Dans l’affaire qui oppose Apple au FBI, la communication joue une part importante. La Silicon Valley soutient massivement Apple, mais le grand public se range pour l’instant du côté de l’agence. John Miller, responsable de l’unité antiterroriste de New York, en est pour sa part convaincu : Apple aide les criminels.
Le FBI est en possession depuis début décembre d’un iPhone 5c verrouillé. Les enquêteurs tiennent à en extraire les données car il appartenait à Syed Rizwan Farook, l’auteur de la fusillade de San Bernardino, qui a fait 14 morts et 21 blessés. Problème, ces données sont chiffrées. Le FBI ne peut pas les récupérer à moins de posséder le code de verrouillage à quatre chiffres, un élément composant la clé de chiffrement dans iOS 8.
Le chiffrement sur la sellette
Pour passer outre cette protection, l’agence a demandé à Apple de développer un outil interne capable de tester toutes les combinaisons, sans délai entre deux essais. Le FBI ne réclame pas un outil pour son propre usage, mais bien une solution qui resterait dans l’enceinte d’Apple, qui réceptionnerait alors l’appareil pour en exfiltrer les précieuses informations. Mais l’entreprise refuse.

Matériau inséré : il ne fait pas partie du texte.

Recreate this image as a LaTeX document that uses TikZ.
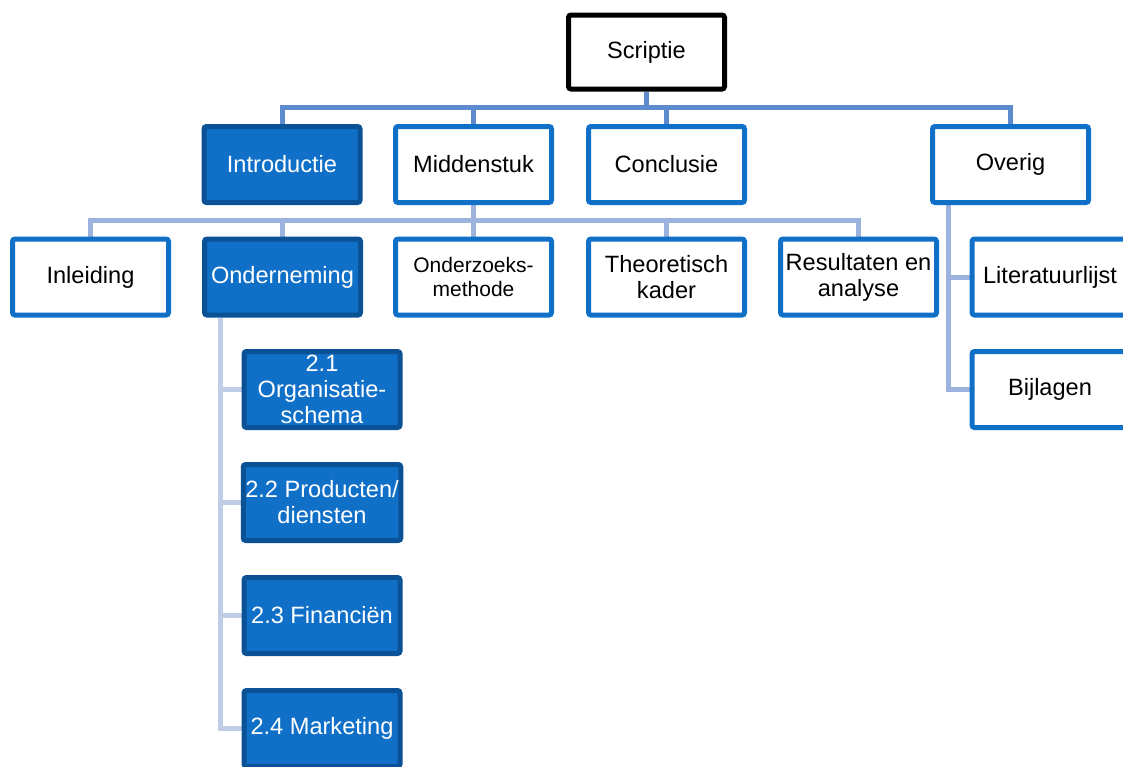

Apple craint l’établissement d’un précédent qui provoquerait l’envoi systématique de tous les iPhone impliqués dans des enquêtes. Accepter la demande reviendrait à briser ses propres protections. En outre, le FBI s’est servi d’une ancienne loi (All Writs Act) pour obtenir une ordonnance d’un tribunal. Un mouvement très critiqué par l’entreprise, qui estime que le FBI fait une interprétation beaucoup trop large du texte. Accepter reviendrait à éroder la confiance des utilisateurs, avec un impact négatif sur le chiffre d’affaires, normalement une limite dans l’application de la loi. Un juge de New York a d’ailleurs donné raison à la société dans une autre affaire.
Apple empêche les enquêtes d'avancer
Mais pendant qu’Apple, le FBI et autres débattent de la grande thématique du chiffrement devant le Congrès américain, la guerre de communication bat son plein. La firme a ainsi publié une longue liste de soutiens divers, allant des entreprises aux associations de défense des libertés civiles et de la vie privée. Pour autant, et jusqu’à présent, l’opinion publique soutient plutôt le FBI : une entreprise ne devrait pas être en capacité de bloquer une enquête.
L’affrontement jette une lumière crue sur l’une des grandes zones d’ombre actuelles : comment placer le curseur entre la vie privée et la sécurité ? Le chiffrement est constamment mis en balance dans cette équation qui n’a aucune solution, les législations en vigueur aux États-Unis n’y répondant pas. Certains n’hésitent d’ailleurs pas à donner un avis tout aussi direct sur la situation.
C’est le cas de John Miller, responsable de l’unité antiterroriste de New York. Interrogé dans le cadre d’une émission de radio, il a accusé Apple « d’aider les kidnappeurs, les voleurs et les meurtriers ». Pourquoi ? Parce que l’entreprise n’assouplit pas sa position et ne fournit pas directement une solution qui permettrait dès le début aux forces de l’ordre de faire leur travail. La généralisation du chiffrement ralentit, voire bloque les enquêtes, aboutissant à l’actuelle situation.
175 iPhone impliqués dans le seul district de Manhattan
Il a cité les propos d’un criminel enfermé à la prison de Riker’s Island (la plus grande de New York, la deuxième plus grande des Etats-Unis), lors d’un échange avec un tiers hors du pays : « Vous devez mettre iOS 8. C’est un don de Dieu, parce que les flics ne peuvent pas le pirater ». Selon Re/code, la même anecdote a été portée à l’attention du Congrès lors de l’audition de Cyrus Vance Jr, procureur de Manhattan. Il a ajouté que ses services cumulaient à ce jour 175 iPhone verrouillés de cette manière, les enquêtes des derniers mois ayant a priori montré qu’un iPhone sur deux posait problème.
Apple, de son côté, continue d’indiquer qu’une équipe entière est dédiée à l’aide à fournir aux forces de l’ordre. Toutes les demandes ou presque ont à ce jour été satisfaites, mais la dernière en date du FBI va cette fois trop loin selon elle. Dans sa lettre ouverte, le PDG Tim Cook indiquait que s’opposer à l’ordonnance du tribunal n’était pas quelque chose que la firme « prenait à la légère », et qu’il était pour elle de se dresser contre ce qu’elle considérait « un abus du gouvernement ».